§ **Task description**
Which lines hold the word "with"? Show each of them.

═════ Provided entries

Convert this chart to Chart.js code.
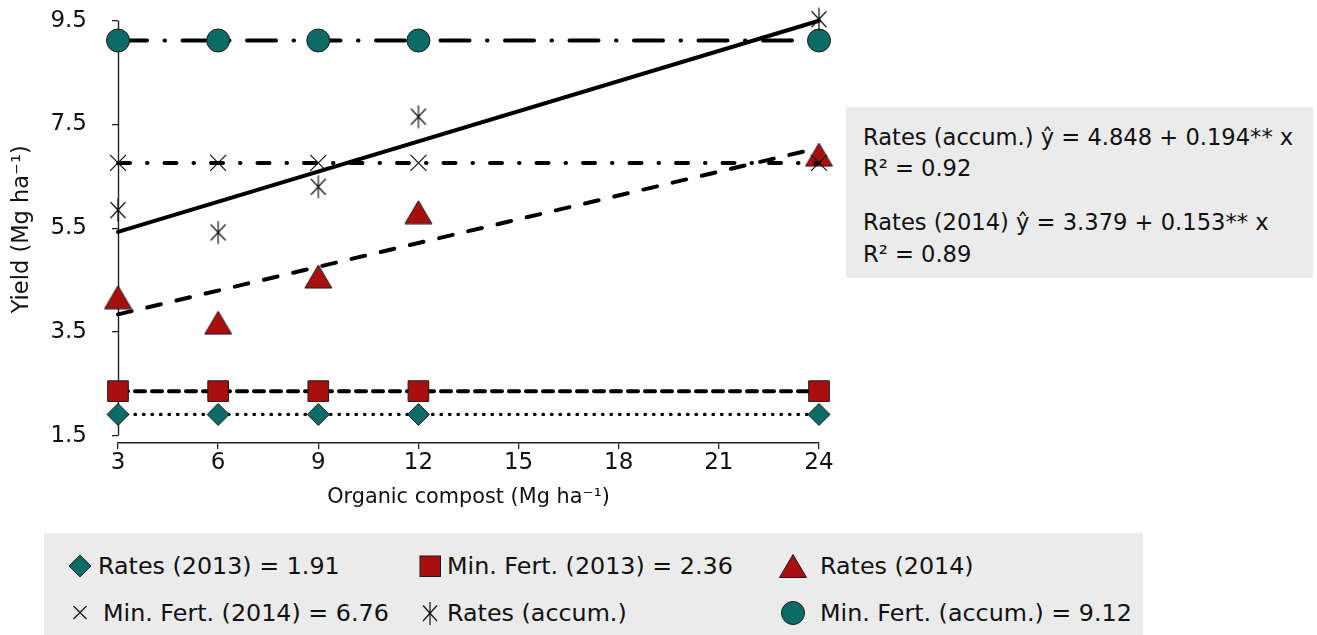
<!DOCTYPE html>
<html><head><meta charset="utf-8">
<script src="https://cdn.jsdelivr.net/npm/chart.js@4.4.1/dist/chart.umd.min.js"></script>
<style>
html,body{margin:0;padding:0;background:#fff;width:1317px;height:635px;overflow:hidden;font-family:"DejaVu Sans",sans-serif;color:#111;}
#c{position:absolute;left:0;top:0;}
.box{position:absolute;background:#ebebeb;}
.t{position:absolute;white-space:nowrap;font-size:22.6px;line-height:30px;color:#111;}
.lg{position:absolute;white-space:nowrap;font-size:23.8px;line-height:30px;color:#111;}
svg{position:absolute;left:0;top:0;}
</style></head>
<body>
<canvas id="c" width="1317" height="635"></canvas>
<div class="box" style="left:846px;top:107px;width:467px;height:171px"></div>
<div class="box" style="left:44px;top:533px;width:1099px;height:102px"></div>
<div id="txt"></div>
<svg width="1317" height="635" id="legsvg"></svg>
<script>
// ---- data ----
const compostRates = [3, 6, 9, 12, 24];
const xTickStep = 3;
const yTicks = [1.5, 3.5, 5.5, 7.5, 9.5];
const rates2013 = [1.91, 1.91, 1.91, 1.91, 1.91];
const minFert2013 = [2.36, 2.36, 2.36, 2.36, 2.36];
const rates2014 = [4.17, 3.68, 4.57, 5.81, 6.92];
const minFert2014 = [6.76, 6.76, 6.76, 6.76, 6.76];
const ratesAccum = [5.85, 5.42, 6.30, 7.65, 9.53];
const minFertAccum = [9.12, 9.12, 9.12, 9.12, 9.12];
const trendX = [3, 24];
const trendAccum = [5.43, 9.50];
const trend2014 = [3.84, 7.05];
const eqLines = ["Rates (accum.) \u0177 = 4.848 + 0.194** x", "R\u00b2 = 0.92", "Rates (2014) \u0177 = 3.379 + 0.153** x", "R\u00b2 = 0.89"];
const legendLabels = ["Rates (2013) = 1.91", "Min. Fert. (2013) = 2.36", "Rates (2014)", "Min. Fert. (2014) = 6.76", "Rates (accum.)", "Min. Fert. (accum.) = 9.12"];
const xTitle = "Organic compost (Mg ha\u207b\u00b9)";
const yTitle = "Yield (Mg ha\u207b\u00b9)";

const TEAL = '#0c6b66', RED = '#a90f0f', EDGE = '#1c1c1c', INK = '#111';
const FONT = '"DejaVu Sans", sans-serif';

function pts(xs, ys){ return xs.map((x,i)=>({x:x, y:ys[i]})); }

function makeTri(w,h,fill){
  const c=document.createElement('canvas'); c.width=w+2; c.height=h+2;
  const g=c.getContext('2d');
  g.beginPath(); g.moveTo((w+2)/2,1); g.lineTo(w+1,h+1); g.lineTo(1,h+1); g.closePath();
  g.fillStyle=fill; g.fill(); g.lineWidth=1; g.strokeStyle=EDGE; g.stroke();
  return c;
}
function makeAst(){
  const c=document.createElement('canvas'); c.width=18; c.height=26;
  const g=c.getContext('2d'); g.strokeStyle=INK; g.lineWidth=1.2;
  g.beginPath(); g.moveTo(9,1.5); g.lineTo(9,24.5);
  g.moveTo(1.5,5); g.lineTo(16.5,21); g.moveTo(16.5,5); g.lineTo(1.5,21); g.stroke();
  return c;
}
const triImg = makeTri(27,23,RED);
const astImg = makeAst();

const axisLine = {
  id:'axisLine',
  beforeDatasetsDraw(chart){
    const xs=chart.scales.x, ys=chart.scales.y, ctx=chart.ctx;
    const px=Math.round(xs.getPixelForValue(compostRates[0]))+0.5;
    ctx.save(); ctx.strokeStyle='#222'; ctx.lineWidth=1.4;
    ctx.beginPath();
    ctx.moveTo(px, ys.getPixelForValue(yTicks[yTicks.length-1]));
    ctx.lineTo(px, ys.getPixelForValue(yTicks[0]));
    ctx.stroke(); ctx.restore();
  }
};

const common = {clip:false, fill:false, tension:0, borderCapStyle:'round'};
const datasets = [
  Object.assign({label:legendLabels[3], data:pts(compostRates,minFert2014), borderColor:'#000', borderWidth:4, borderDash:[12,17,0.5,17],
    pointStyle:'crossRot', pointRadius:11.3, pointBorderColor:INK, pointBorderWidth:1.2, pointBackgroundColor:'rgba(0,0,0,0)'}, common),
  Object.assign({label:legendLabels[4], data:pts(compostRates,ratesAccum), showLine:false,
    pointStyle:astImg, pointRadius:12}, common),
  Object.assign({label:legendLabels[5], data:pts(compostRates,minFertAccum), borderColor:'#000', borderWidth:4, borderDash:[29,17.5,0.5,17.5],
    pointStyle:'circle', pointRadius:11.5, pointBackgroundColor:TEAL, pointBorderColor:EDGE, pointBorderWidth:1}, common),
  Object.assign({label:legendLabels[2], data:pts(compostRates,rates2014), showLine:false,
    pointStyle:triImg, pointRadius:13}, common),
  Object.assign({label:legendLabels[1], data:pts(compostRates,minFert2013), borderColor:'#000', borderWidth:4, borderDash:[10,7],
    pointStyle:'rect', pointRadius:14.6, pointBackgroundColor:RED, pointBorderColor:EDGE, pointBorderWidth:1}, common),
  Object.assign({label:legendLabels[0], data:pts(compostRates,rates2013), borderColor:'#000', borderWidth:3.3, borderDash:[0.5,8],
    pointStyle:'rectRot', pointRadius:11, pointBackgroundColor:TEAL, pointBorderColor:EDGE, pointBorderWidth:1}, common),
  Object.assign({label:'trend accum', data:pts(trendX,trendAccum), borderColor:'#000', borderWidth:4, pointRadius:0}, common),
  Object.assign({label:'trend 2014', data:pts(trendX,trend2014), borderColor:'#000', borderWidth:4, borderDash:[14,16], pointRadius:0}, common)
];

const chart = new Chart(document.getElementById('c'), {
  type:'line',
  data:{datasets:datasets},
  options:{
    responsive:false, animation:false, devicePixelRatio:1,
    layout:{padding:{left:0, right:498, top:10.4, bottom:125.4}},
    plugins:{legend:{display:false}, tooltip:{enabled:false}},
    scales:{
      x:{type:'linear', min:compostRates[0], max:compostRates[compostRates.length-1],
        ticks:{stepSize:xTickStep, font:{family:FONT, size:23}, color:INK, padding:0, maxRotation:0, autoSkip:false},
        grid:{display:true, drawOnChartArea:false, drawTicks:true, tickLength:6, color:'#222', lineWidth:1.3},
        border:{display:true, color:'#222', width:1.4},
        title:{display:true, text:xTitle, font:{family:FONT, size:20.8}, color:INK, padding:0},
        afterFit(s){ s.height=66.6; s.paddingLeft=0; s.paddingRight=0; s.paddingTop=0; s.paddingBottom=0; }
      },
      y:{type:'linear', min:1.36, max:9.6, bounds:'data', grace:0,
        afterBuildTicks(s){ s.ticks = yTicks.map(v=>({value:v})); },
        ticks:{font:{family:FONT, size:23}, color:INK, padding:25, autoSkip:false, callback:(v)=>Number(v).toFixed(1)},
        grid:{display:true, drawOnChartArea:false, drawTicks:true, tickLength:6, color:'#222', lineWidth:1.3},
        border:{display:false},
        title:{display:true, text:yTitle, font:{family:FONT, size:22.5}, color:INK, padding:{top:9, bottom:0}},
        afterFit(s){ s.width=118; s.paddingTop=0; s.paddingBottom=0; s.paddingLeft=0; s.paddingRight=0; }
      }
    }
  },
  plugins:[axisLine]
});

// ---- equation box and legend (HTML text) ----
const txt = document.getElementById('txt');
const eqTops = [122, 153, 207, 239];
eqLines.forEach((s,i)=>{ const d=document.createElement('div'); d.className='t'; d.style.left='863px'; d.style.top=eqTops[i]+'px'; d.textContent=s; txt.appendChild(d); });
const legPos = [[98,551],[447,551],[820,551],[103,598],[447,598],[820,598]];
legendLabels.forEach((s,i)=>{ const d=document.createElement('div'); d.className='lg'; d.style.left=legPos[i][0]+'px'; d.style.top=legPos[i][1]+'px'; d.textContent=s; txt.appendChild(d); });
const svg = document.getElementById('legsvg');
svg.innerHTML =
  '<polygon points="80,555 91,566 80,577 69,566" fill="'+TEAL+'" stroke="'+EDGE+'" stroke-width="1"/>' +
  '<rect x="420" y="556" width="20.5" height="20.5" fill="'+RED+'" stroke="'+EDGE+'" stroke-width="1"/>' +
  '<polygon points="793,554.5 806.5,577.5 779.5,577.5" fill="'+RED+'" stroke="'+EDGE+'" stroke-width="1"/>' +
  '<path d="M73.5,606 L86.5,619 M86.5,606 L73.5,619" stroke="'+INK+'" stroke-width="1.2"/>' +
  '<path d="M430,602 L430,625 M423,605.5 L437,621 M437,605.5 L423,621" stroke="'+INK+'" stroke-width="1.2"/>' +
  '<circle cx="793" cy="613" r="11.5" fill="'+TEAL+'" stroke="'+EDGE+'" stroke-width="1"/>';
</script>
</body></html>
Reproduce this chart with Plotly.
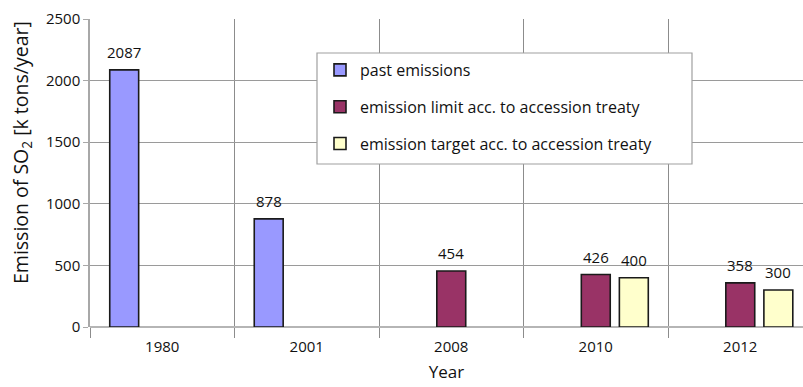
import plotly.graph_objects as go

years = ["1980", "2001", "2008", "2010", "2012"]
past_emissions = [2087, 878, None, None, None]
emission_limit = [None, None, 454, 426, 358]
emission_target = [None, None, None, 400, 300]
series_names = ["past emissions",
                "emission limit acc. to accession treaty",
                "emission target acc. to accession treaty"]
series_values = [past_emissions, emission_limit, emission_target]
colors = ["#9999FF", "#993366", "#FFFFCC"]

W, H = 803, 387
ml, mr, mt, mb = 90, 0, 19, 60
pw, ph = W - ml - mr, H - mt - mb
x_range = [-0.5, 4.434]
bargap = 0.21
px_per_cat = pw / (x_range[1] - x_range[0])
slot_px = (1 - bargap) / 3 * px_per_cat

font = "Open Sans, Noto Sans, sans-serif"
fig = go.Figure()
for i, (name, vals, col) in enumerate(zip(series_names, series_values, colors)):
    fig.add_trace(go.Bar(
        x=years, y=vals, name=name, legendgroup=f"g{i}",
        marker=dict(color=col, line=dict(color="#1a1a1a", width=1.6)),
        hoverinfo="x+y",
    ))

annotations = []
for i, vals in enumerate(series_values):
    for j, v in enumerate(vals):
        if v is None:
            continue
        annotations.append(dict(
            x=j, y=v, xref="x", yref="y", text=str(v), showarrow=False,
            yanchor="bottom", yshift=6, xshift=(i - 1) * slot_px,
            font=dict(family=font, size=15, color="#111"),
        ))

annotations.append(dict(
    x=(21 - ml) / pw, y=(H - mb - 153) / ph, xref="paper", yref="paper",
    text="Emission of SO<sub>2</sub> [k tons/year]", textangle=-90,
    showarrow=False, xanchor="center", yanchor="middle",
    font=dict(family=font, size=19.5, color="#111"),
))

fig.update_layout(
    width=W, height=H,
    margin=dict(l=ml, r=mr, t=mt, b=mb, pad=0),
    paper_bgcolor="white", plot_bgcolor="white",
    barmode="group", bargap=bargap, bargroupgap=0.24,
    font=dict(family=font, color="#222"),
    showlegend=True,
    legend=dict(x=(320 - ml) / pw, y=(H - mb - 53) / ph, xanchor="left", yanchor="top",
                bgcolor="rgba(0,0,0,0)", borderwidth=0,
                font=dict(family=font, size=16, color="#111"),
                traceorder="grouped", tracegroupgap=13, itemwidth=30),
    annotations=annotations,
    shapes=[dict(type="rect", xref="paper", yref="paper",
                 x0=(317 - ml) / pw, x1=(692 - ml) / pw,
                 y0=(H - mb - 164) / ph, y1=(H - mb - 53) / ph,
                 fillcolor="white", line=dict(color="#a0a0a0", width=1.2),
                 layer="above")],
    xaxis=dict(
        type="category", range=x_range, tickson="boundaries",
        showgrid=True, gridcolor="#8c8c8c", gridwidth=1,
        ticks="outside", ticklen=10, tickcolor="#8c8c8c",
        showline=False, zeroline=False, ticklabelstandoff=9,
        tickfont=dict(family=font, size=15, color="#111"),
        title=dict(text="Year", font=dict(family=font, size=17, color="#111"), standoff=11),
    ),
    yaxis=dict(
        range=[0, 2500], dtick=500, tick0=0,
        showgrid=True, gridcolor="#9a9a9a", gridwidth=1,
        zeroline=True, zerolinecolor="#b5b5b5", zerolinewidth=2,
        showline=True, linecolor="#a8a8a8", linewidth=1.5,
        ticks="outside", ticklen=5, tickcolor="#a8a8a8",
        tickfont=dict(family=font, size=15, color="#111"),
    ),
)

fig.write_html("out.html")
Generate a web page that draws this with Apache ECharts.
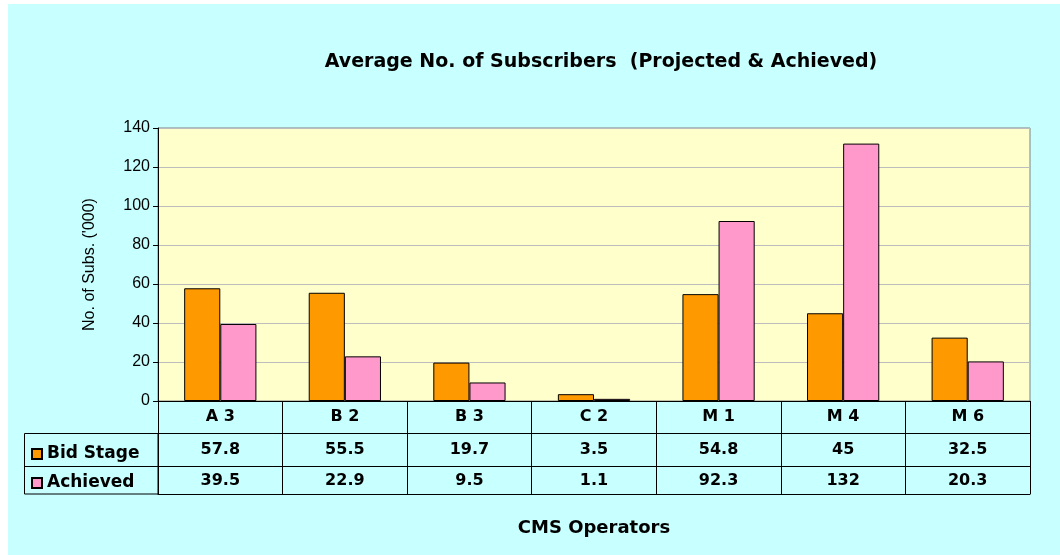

══════════

§ **Solution to this exercise**
Reproduce this chart with Plotly.
Generate a web page that draws this with Apache ECharts.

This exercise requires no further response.